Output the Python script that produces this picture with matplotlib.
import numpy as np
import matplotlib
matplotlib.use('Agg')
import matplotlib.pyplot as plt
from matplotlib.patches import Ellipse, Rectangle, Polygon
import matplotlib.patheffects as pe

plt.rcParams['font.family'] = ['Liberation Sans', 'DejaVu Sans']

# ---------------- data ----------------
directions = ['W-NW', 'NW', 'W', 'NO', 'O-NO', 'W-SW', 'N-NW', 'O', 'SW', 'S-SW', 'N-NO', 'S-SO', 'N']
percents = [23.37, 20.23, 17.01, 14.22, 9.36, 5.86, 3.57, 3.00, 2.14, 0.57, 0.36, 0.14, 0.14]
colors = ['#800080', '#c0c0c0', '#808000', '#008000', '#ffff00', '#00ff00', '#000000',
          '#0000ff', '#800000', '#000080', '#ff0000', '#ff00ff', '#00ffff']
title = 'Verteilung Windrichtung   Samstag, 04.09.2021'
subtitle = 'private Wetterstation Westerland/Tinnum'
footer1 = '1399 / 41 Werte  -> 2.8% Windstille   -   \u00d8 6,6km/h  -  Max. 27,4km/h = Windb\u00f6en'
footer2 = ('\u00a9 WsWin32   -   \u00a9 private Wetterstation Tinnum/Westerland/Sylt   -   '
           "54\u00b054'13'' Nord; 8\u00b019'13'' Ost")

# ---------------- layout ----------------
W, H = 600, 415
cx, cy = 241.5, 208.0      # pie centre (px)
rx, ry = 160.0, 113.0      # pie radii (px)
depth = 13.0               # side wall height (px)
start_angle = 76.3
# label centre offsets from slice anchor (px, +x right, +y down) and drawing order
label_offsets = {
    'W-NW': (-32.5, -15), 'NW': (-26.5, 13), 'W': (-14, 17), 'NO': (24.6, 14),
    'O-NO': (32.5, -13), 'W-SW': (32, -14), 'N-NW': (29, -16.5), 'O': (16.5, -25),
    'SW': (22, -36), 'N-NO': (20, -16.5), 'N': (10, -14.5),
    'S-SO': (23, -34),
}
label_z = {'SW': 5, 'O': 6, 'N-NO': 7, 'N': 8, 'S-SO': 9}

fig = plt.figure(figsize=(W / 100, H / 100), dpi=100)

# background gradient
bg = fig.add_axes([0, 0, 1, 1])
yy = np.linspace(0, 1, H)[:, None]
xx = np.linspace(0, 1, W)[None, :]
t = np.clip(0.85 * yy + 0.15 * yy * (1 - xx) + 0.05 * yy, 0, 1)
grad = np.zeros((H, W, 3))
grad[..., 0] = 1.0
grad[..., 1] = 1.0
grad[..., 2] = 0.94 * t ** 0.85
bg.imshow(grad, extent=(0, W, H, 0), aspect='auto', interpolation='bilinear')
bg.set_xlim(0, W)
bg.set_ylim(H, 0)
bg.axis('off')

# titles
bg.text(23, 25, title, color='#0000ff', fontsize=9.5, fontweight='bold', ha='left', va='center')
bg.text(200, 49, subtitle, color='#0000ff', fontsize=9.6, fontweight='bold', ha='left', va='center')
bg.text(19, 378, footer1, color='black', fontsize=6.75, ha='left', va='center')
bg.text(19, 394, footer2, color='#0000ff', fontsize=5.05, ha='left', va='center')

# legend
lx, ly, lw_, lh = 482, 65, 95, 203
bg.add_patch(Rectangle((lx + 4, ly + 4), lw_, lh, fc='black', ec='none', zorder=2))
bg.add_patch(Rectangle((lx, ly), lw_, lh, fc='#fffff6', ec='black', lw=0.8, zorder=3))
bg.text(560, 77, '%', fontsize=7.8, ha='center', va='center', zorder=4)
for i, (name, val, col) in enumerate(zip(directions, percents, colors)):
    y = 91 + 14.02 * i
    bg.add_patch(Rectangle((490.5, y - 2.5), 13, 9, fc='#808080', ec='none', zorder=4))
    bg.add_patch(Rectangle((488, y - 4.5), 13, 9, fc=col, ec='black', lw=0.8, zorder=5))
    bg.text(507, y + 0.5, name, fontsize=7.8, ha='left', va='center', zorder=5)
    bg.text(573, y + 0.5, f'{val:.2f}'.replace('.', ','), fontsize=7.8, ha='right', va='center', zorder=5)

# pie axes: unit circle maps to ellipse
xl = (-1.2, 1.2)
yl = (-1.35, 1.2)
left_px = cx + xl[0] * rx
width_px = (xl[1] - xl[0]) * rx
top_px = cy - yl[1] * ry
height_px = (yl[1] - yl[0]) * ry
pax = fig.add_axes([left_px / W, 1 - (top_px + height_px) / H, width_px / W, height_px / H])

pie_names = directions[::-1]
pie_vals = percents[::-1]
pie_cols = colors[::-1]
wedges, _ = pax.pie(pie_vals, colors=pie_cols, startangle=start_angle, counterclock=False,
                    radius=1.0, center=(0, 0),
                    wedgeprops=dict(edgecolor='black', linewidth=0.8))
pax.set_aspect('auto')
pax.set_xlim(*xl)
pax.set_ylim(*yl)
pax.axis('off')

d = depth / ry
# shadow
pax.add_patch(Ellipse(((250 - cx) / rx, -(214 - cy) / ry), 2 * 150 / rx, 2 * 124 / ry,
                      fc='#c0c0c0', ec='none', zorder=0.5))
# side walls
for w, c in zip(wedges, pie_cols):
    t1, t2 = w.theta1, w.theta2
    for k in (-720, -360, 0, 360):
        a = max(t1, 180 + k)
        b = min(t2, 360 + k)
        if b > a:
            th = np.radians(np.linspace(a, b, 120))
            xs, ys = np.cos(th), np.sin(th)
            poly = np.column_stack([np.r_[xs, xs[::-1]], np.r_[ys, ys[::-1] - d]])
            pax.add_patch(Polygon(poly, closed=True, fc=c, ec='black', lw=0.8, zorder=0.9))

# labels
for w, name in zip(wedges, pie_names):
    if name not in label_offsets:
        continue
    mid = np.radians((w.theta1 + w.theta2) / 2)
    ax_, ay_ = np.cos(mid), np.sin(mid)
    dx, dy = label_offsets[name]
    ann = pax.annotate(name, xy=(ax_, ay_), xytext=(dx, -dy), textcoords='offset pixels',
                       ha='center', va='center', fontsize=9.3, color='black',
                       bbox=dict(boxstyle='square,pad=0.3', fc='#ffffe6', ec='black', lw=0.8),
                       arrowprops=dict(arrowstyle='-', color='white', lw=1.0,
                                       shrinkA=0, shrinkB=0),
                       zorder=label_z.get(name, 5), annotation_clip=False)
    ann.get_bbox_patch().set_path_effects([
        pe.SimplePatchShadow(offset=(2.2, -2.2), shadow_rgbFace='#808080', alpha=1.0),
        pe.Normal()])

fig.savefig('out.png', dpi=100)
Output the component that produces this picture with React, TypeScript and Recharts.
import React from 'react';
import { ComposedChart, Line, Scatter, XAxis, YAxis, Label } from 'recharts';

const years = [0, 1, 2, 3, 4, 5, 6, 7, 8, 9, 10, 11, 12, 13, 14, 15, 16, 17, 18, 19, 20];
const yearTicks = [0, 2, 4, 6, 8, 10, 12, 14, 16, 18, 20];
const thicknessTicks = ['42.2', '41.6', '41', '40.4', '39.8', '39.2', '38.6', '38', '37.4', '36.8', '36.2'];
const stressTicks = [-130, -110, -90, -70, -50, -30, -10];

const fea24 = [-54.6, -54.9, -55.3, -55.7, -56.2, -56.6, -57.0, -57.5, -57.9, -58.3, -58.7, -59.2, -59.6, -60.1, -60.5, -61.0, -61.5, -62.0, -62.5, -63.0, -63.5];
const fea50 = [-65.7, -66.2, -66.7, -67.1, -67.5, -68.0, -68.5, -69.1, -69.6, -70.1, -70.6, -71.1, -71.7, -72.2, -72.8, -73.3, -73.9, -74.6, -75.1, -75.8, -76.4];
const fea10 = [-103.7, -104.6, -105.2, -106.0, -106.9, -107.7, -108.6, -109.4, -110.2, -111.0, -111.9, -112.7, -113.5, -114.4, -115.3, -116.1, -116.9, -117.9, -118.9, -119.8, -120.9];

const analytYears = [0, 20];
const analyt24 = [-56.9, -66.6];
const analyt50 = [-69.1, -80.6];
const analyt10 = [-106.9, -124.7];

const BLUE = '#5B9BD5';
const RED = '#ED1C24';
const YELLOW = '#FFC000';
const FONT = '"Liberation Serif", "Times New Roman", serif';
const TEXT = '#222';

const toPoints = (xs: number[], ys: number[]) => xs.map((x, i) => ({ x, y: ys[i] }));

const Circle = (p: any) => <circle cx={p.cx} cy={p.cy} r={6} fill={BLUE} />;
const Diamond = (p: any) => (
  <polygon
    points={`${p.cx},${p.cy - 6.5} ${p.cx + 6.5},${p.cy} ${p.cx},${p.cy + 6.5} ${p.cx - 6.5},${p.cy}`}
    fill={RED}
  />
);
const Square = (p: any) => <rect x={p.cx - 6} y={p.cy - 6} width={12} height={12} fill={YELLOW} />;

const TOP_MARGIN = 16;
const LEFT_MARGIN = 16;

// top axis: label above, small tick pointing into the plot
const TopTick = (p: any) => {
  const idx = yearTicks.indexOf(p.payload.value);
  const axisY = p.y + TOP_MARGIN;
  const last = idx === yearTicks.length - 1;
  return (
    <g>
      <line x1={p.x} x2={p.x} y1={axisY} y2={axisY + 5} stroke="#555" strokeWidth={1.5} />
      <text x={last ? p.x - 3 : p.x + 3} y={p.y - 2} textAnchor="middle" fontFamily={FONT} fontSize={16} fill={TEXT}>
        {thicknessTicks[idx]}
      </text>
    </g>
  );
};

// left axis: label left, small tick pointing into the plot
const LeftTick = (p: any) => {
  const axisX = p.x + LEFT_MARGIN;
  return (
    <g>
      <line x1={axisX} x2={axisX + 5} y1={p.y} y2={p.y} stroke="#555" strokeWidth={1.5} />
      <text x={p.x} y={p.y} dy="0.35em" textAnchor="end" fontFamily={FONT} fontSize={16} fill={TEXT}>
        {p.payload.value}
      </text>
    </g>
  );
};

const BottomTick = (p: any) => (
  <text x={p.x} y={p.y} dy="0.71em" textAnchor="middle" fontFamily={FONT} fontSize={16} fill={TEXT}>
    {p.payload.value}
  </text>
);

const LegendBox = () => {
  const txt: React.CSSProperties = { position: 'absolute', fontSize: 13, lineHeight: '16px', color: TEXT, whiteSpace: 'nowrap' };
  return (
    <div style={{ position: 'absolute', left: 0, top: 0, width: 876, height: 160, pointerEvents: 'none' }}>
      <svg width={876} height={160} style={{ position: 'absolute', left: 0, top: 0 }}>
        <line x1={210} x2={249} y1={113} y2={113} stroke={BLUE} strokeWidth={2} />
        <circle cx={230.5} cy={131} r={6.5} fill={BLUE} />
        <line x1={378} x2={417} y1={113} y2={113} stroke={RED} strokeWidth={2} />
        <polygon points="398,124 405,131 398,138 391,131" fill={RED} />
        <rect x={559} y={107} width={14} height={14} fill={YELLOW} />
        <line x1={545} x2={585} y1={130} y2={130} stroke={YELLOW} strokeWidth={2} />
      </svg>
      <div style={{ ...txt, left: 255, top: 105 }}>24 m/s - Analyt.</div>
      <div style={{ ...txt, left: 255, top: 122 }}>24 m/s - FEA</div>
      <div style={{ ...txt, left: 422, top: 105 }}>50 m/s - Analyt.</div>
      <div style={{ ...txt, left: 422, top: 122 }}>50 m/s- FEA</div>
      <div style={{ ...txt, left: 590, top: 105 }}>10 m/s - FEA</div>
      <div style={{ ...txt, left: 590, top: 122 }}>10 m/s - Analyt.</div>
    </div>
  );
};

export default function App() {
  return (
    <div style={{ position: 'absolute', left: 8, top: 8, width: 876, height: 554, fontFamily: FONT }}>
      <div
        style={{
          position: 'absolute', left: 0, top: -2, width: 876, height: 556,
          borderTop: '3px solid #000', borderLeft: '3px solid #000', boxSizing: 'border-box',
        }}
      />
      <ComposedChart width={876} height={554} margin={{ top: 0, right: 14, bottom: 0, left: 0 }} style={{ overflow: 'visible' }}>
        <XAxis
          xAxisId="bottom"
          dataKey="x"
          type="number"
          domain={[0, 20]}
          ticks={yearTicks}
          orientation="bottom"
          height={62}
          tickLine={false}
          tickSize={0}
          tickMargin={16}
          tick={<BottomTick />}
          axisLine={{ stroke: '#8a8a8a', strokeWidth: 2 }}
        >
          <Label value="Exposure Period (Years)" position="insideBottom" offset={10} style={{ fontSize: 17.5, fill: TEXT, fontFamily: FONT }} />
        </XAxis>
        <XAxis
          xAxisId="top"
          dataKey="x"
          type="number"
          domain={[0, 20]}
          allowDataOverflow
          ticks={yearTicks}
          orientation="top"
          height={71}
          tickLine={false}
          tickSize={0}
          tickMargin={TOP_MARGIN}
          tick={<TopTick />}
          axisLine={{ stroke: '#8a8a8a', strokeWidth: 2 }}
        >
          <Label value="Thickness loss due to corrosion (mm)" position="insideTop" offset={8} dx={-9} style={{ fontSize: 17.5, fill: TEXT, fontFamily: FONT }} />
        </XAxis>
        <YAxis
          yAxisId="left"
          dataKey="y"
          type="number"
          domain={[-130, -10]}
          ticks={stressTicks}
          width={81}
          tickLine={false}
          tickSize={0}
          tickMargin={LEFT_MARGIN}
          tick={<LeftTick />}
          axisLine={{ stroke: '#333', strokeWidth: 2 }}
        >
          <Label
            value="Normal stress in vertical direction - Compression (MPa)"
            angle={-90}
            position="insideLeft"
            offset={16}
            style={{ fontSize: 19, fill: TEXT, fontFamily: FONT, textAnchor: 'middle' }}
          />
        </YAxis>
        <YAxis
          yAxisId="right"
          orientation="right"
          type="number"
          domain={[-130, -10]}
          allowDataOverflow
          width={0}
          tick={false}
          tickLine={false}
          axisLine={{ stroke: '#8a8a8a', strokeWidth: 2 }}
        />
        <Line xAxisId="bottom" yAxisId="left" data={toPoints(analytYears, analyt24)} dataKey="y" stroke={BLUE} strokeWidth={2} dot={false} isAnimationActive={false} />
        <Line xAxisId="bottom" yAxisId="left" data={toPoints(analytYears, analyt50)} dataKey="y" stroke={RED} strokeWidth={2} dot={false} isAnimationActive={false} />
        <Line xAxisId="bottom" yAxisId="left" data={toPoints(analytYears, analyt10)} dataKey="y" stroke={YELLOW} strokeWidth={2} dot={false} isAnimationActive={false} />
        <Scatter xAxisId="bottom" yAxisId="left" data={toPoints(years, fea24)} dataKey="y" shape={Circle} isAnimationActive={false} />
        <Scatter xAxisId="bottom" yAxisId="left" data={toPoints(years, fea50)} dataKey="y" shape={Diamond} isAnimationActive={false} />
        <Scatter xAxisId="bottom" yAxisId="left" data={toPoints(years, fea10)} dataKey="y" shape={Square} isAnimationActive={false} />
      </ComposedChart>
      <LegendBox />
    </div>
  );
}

Problem to solve
Restate word for word only the lines running from the beginning of the data to the line holding "plt.rcParams['font.family'] = ['Liberation", both included.

Worked answer
Output the Python script that produces this picture with matplotlib.
import numpy as np
import matplotlib
matplotlib.use('Agg')
import matplotlib.pyplot as plt
from matplotlib.patches import Ellipse, Rectangle, Polygon
import matplotlib.patheffects as pe

plt.rcParams['font.family'] = ['Liberation Sans', 'DejaVu Sans']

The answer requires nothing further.